--- start of Given data ---

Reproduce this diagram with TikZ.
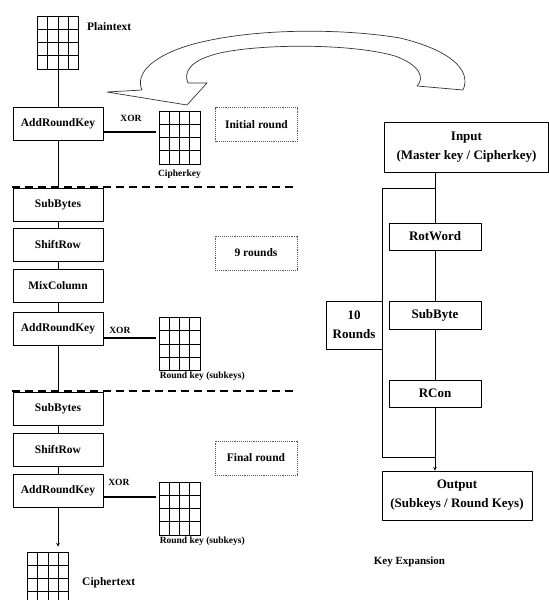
\documentclass[tikz,border=0pt]{standalone}
\usepackage{fontspec}
\setmainfont{Liberation Serif}
\usetikzlibrary{calc,arrows,positioning}

\begin{document}
\begin{tikzpicture}[x=1pt, y=-1pt,
    box/.style={rectangle, draw, line width=0.7pt, minimum width=90pt, minimum height=33pt, inner sep=1pt, text centered, font=\fontsize{11.5}{13}\bfseries\selectfont},
    kbox/.style={box, minimum width=92pt, minimum height=27pt, align=center, font=\fontsize{13}{19}\bfseries\selectfont},
    phase/.style={rectangle, draw=gray!70!black, densely dotted, line width=0.9pt, minimum width=82pt, minimum height=34pt, font=\fontsize{11.5}{13}\bfseries\selectfont},
    statebox/.style={rectangle, draw, line width=0.8pt, minimum width=41pt, minimum height=53pt, inner sep=0pt,
        path picture={
            \foreach \k in {1,2,3} {
                \draw[line width=0.8pt] ($(path picture bounding box.south west)!\k/4!(path picture bounding box.south east)$) -- ($(path picture bounding box.north west)!\k/4!(path picture bounding box.north east)$);
                \draw[line width=0.8pt] ($(path picture bounding box.south west)!\k/4!(path picture bounding box.north west)$) -- ($(path picture bounding box.south east)!\k/4!(path picture bounding box.north east)$);
            }}},
    lbl/.style={font=\fontsize{11.5}{13}\bfseries\selectfont, inner sep=1pt},
    keylabel/.style={font=\fontsize{9.5}{11}\bfseries\selectfont, inner sep=1pt},
    arrow/.style={->, >=stealth, line width=0.7pt},
    xorline/.style={line width=2pt},
    roundsep/.style={dash pattern=on 8pt off 5pt, line width=1.6pt}
]
    \useasboundingbox (0,0) rectangle (549,600);

    % encryption side
    \node[statebox] (pt) at (58,42.5) {};
    \node[lbl, anchor=west] (ptlbl) at (86,27) {Plaintext};
    \node[box] (ark1) at (58,123.5) {AddRoundKey};
    \node[statebox] (ck) at (179.5,137.5) {};
    \node[keylabel, below=4pt of ck] (cklbl) {Cipherkey};
    \node[phase] (init) at (256.5,124.5) {Initial round};

    \node[box] (sb1) at (58,204.5) {SubBytes};
    \node[box] (sr1) at (58,244.5) {ShiftRow};
    \node[box] (mc) at (58,286) {MixColumn};
    \node[box] (ark2) at (58,328.5) {AddRoundKey};
    \node[statebox] (rk1) at (179.5,344) {};
    \node[keylabel, anchor=north west] (rk1lbl) at (rk1.south west) {Round key (subkeys)};
    \node[phase] (nine) at (256,253) {9 rounds};

    \node[box] (sb2) at (58,408.5) {SubBytes};
    \node[box] (sr2) at (58,449.5) {ShiftRow};
    \node[box] (ark3) at (58,491) {AddRoundKey};
    \node[statebox] (rk2) at (179.5,508.5) {};
    \node[keylabel, anchor=north west] (rk2lbl) at (rk2.south west) {Round key (subkeys)};
    \node[phase] (final) at (256,458) {Final round};

    \node[statebox] (ct) at (48,578.5) {};
    \node[lbl, anchor=west] (ctlbl) at (81,583) {Ciphertext};

    \draw[roundsep] (12,187) -- (297,187);
    \draw[roundsep] (12,391) -- (297,391);

    \draw[line width=0.7pt] (pt) -- (ark1);
    \draw[line width=0.7pt] (ark1) -- (sb1);
    \draw[line width=0.7pt] (sb1) -- (sr1);
    \draw[line width=0.7pt] (sr1) -- (mc);
    \draw[line width=0.7pt] (mc) -- (ark2);
    \draw[line width=0.7pt] (ark2) -- (sb2);
    \draw[line width=0.7pt] (sb2) -- (sr2);
    \draw[line width=0.7pt] (sr2) -- (ark3);
    \draw[arrow, shorten >=5pt] (ark3) -- (ark3 |- ct.north);

    \draw[xorline, shorten >=3pt] ([yshift=-8.5pt]ark1.east) -- ([yshift=-8.5pt]ark1.east -| ck.west) node[keylabel, pos=.5, above=8pt] {XOR};
    \draw[xorline, shorten >=3pt] ([yshift=-9.5pt]ark2.east) -- ([yshift=-9.5pt]ark2.east -| rk1.west) node[keylabel, pos=.3, above=2pt] {XOR};
    \draw[xorline, shorten >=3pt] ([yshift=-6pt]ark3.east) -- ([yshift=-6pt]ark3.east -| rk2.west) node[keylabel, pos=.28, above=9pt] {XOR};

    % big curved arrow
    \draw[line width=0.7pt, draw=black!80, line join=round]
        (463,90) .. controls (472,70) and (450,50) .. (400,38)
        .. controls (340,28) and (250,28) .. (190,45)
        .. controls (150,57) and (135,75) .. (142,90)
        -- (107,92) -- (187,105) -- (207,83) -- (188,83)
        .. controls (183,72) and (190,60) .. (220,53)
        .. controls (260,44) and (350,43) .. (395,56)
        .. controls (420,65) and (425,78) .. (417,86)
        -- cycle;

    % key expansion side
    \node[kbox, minimum width=164pt, minimum height=50pt] (in) at (466.5,147) {Input\\(Master key / Cipherkey)};
    \node[kbox] (rw) at (435,236.5) {RotWord};
    \node[kbox, minimum height=28pt] (sbk) at (435,315) {SubByte};
    \node[kbox] (rc) at (435,393.5) {RCon};
    \node[kbox, minimum width=150pt, minimum height=49pt] (out) at (457,495.5) {Output\\(Subkeys / Round Keys)};
    \node[kbox, minimum width=56pt, minimum height=48pt] (nr) at (354,325) {10\\Rounds};
    \node[lbl, font=\fontsize{11}{13}\bfseries\selectfont] (kexp) at (409.5,562) {Key Expansion};

    \coordinate (ltop) at (382,188);
    \coordinate (lbot) at (382,457);
    \draw[line width=0.7pt] (in.south -| rw) -- (rw);
    \draw[line width=0.7pt] (rw) -- (sbk);
    \draw[line width=0.7pt] (sbk) -- (rc);
    \draw[arrow] (rc) -- (rc |- out.north);
    \draw[line width=0.7pt] (ltop -| rw) -- (ltop) -- (lbot) -- (lbot -| rw);
\end{tikzpicture}
\end{document}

--- end of Given data ---

* [Written instruction]
Go from the first line of the listing to the line holding "(init) at (256.5,124.5)" and, please, transcribe those lines exactly, both included, with no pictures.

* [Exercise solution]
Reproduce this diagram with TikZ.
\documentclass[tikz,border=0pt]{standalone}
\usepackage{fontspec}
\setmainfont{Liberation Serif}
\usetikzlibrary{calc,arrows,positioning}

\begin{document}
\begin{tikzpicture}[x=1pt, y=-1pt,
    box/.style={rectangle, draw, line width=0.7pt, minimum width=90pt, minimum height=33pt, inner sep=1pt, text centered, font=\fontsize{11.5}{13}\bfseries\selectfont},
    kbox/.style={box, minimum width=92pt, minimum height=27pt, align=center, font=\fontsize{13}{19}\bfseries\selectfont},
    phase/.style={rectangle, draw=gray!70!black, densely dotted, line width=0.9pt, minimum width=82pt, minimum height=34pt, font=\fontsize{11.5}{13}\bfseries\selectfont},
    statebox/.style={rectangle, draw, line width=0.8pt, minimum width=41pt, minimum height=53pt, inner sep=0pt,
        path picture={
            \foreach \k in {1,2,3} {
                \draw[line width=0.8pt] ($(path picture bounding box.south west)!\k/4!(path picture bounding box.south east)$) -- ($(path picture bounding box.north west)!\k/4!(path picture bounding box.north east)$);
                \draw[line width=0.8pt] ($(path picture bounding box.south west)!\k/4!(path picture bounding box.north west)$) -- ($(path picture bounding box.south east)!\k/4!(path picture bounding box.north east)$);
            }}},
    lbl/.style={font=\fontsize{11.5}{13}\bfseries\selectfont, inner sep=1pt},
    keylabel/.style={font=\fontsize{9.5}{11}\bfseries\selectfont, inner sep=1pt},
    arrow/.style={->, >=stealth, line width=0.7pt},
    xorline/.style={line width=2pt},
    roundsep/.style={dash pattern=on 8pt off 5pt, line width=1.6pt}
]
    \useasboundingbox (0,0) rectangle (549,600);

    % encryption side
    \node[statebox] (pt) at (58,42.5) {};
    \node[lbl, anchor=west] (ptlbl) at (86,27) {Plaintext};
    \node[box] (ark1) at (58,123.5) {AddRoundKey};
    \node[statebox] (ck) at (179.5,137.5) {};
    \node[keylabel, below=4pt of ck] (cklbl) {Cipherkey};
    \node[phase] (init) at (256.5,124.5) {Initial round};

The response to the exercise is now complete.